Types of Financial Statement Analysis

Types of financial statement analysis

Financial statements analysis are classified according to their objectives, Materials used and Modus operandi.

Financial statement analysis, according to objectives are further subdivided into Short term and long term.

Short term analysis include

  1. Working capital position analysis,
  2. Liquidity analysis,
  3. Return analysis,
  4. Profitability analysis,
  5. Activity analysis.

Long term analysis include

  1. Profitability analysis,
  2. Capital structure analysis,
  3. Financial position,
  4. Future prospects.

Financial statement analysis according to materials used include Internal and External analysis. Financial statement analysis according to modus operandi include Horizontal and vertical analysis. They are briefly explained below.

1. Internal Analysis: Internal analysis is made by the top management executives with the help of Management Accountant. The finance and accounting department of the business concern have direct approach to all the relevant financial records. Such analysis emphasis on the overall performance of the business concern and assessing the profitability of various activities and operations.

2. External Analysis: Shareholders as investors, banks, financial institutions, material suppliers, government department and tax authorities and the like are doing the external analysis. They are fully depending upon the published financial statements. The objective of analysis is varying from one party to another.

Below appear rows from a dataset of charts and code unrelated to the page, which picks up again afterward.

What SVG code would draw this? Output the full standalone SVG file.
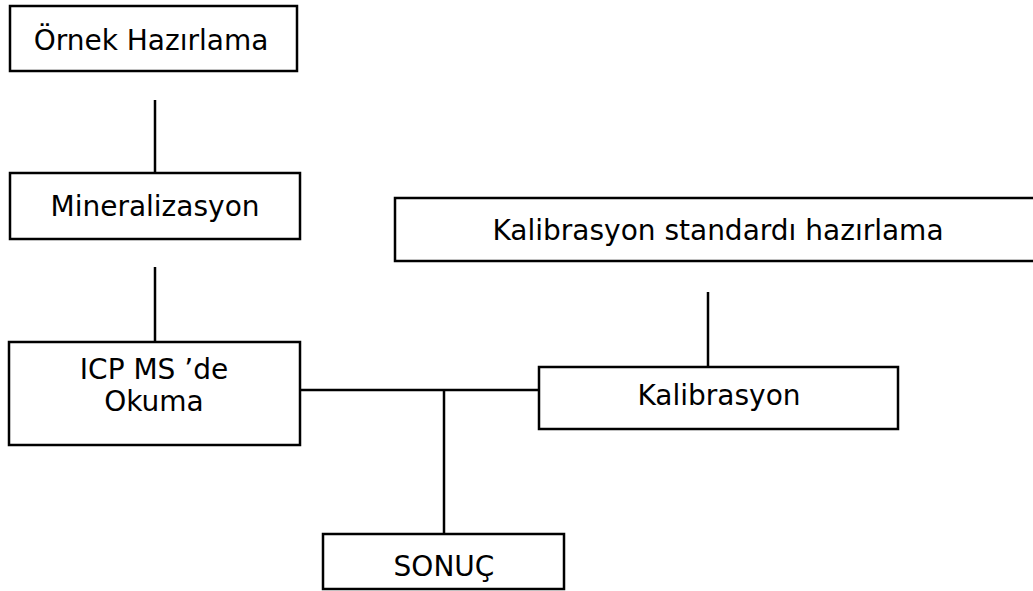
<svg xmlns="http://www.w3.org/2000/svg" width="1033" height="591" viewBox="0 0 1033 591">
<style>
.box{fill:#fff;stroke:#000;stroke-width:2.5}
.t{font-family:"DejaVu Sans",Verdana,sans-serif;font-size:28px;fill:#000;text-anchor:middle}
.c{stroke:#000;stroke-width:2.5;fill:none}
</style>
<rect width="1033" height="591" fill="#fff"/>
<g id="connectors">
<line class="c" x1="155" y1="100" x2="155" y2="173"/>
<line class="c" x1="155" y1="267" x2="155" y2="342"/>
<line class="c" x1="300" y1="390" x2="539" y2="390"/>
<line class="c" x1="444" y1="390" x2="444" y2="534"/>
<line class="c" x1="708" y1="292" x2="708" y2="367"/>
</g>
<g id="ornek">
<rect class="box" x="10" y="6" width="287" height="65"/>
<text class="t" x="151" y="50">Örnek Hazırlama</text>
</g>
<g id="mineralizasyon">
<rect class="box" x="10" y="173" width="290" height="66"/>
<text class="t" x="155" y="216">Mineralizasyon</text>
</g>
<g id="icpms">
<rect class="box" x="9" y="342" width="291" height="103"/>
<text class="t" x="154" y="379">ICP MS ’de</text>
<text class="t" x="154" y="411">Okuma</text>
</g>
<g id="kalstd">
<rect class="box" x="395" y="198" width="650" height="63"/>
<text class="t" x="718" y="240">Kalibrasyon standardı hazırlama</text>
</g>
<g id="kalibrasyon">
<rect class="box" x="539" y="367" width="359" height="62"/>
<text class="t" x="719" y="405">Kalibrasyon</text>
</g>
<g id="sonuc">
<rect class="box" x="323" y="534" width="241" height="55"/>
<text class="t" x="444" y="576">SONUÇ</text>
</g>
</svg>
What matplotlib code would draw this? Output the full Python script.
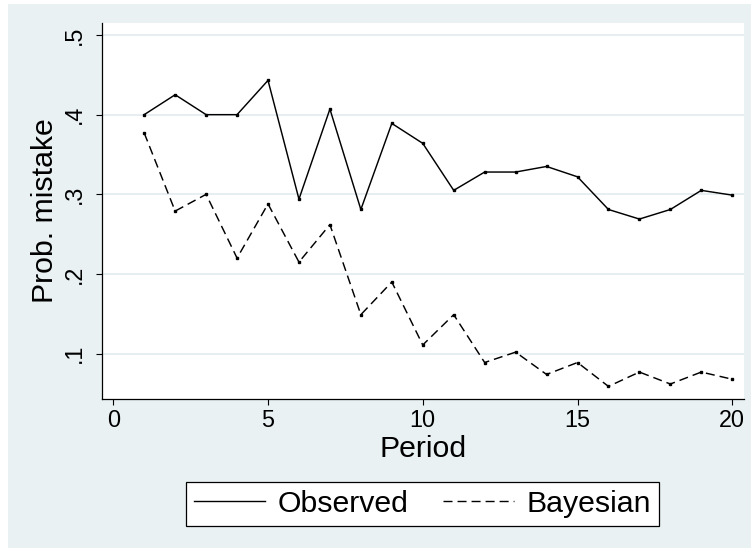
import matplotlib
matplotlib.use('Agg')
import matplotlib.pyplot as plt
from matplotlib.patches import Rectangle
from matplotlib.lines import Line2D

# Probability of a mistake by period: observed choices vs. Bayesian benchmark
period = list(range(1, 21))
observed = [0.400, 0.425, 0.400, 0.400, 0.443, 0.294, 0.407, 0.281, 0.389, 0.364,
            0.305, 0.328, 0.328, 0.335, 0.322, 0.281, 0.269, 0.281, 0.305, 0.299]
bayesian = [0.377, 0.279, 0.300, 0.220, 0.288, 0.215, 0.262, 0.149, 0.190, 0.111,
            0.149, 0.089, 0.102, 0.074, 0.089, 0.059, 0.077, 0.062, 0.077, 0.068]

yticks = [0.1, 0.2, 0.3, 0.4, 0.5]
ytick_labels = ['.1', '.2', '.3', '.4', '.5']
xticks = [0, 5, 10, 15, 20]

bg = '#e9f1f3'
dash = (0, (6.5, 3.6))
plt.rcParams['font.family'] = ['Liberation Sans', 'DejaVu Sans']
plt.rcParams['lines.scale_dashes'] = False

fig = plt.figure(figsize=(7.51, 5.48), dpi=100, facecolor='white')
# shaded graph region
fig.patches.append(Rectangle((8 / 751, 0), 1, 1 - 4 / 548, transform=fig.transFigure,
                             facecolor=bg, edgecolor='none', zorder=-10))

ax = fig.add_axes([0.1354, 0.2719, 0.9907 - 0.1354, 0.958 - 0.2719])
ax.set_facecolor('white')

ax.plot(period, observed, color='black', lw=1.05, marker='s', markersize=1.5)
ax.plot(period, bayesian, color='black', lw=1.05, marker='s', markersize=1.5,
        linestyle=dash)

ax.set_xlim(-0.374, 20.38)
ax.set_ylim(0.0432, 0.515)
ax.set_xticks(xticks)
ax.set_yticks(yticks)
ax.set_yticklabels(ytick_labels, rotation=90, va='center')
ax.grid(axis='y', color='#e4edf0', lw=1.3)
ax.set_axisbelow(True)

for side in ['top', 'right']:
    ax.spines[side].set_visible(False)
for side in ['left', 'bottom']:
    ax.spines[side].set_linewidth(0.9)

ax.tick_params(axis='both', length=4.5, width=0.8, labelsize=16.8, color='black')
ax.tick_params(axis='x', pad=2.5)
ax.tick_params(axis='y', pad=7)

ax.set_xlabel('Period', fontsize=21.8, labelpad=2.5)
ax.set_ylabel('Prob. mistake', fontsize=21.8, labelpad=3)

handles = [Line2D([], [], color='black', lw=1.0),
           Line2D([], [], color='black', lw=1.0, linestyle=dash)]
leg = fig.legend(handles, ['Observed', 'Bayesian'], loc='center',
                 bbox_to_anchor=(0.5628, 0.0808), ncol=2,
                 fontsize=21.8, frameon=True, fancybox=False, framealpha=1,
                 edgecolor='black', handlelength=2.35, handletextpad=0.41,
                 columnspacing=1.13, borderpad=0.26, borderaxespad=0)
leg.get_frame().set_linewidth(0.9)
leg.get_frame().set_facecolor('white')

fig.savefig('out.png', dpi=100, facecolor=fig.get_facecolor())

3. Short Term Analysis: The short term analysis of financial statement is primarily concerned with the working capital analysis so that a forecast may be made of the prospects for future earnings, ability to pay interest, debt maturities – both current and long term and probability of a sound dividend policy.

A business concern has enough funds in hand to meet its current needs and sufficient borrowing capacity to meet its contingencies. In this aspect, the liquidity position of the business concern is determined through analyzing current assets and current liabilities. Hence, ratio analysis is highly useful for short term analysis.

4. Long Term Analysis: There must be a minimum rate of return on investment. It is necessary for the growth and development of the company and to meet the cost of capital. Financial planning is also necessary for the continued success of a company. The fixed assets structure, leverage analysis, ownership pattern of securities and the like are made in the long term analysis.

5. Horizontal Analysis: It is otherwise called as dynamic analysis. When financial statements for a number of years are viewed and analyzed, the analysis is called horizontal analysis. The preparation of comparative statements is an example of this type of analysis.

6. Vertical Analysis: It is otherwise called as static analysis. Under this type of analysis, the ratios are calculated from the balance sheet of one year and/or from the profit and loss account of one year. It is used for short term analysis only.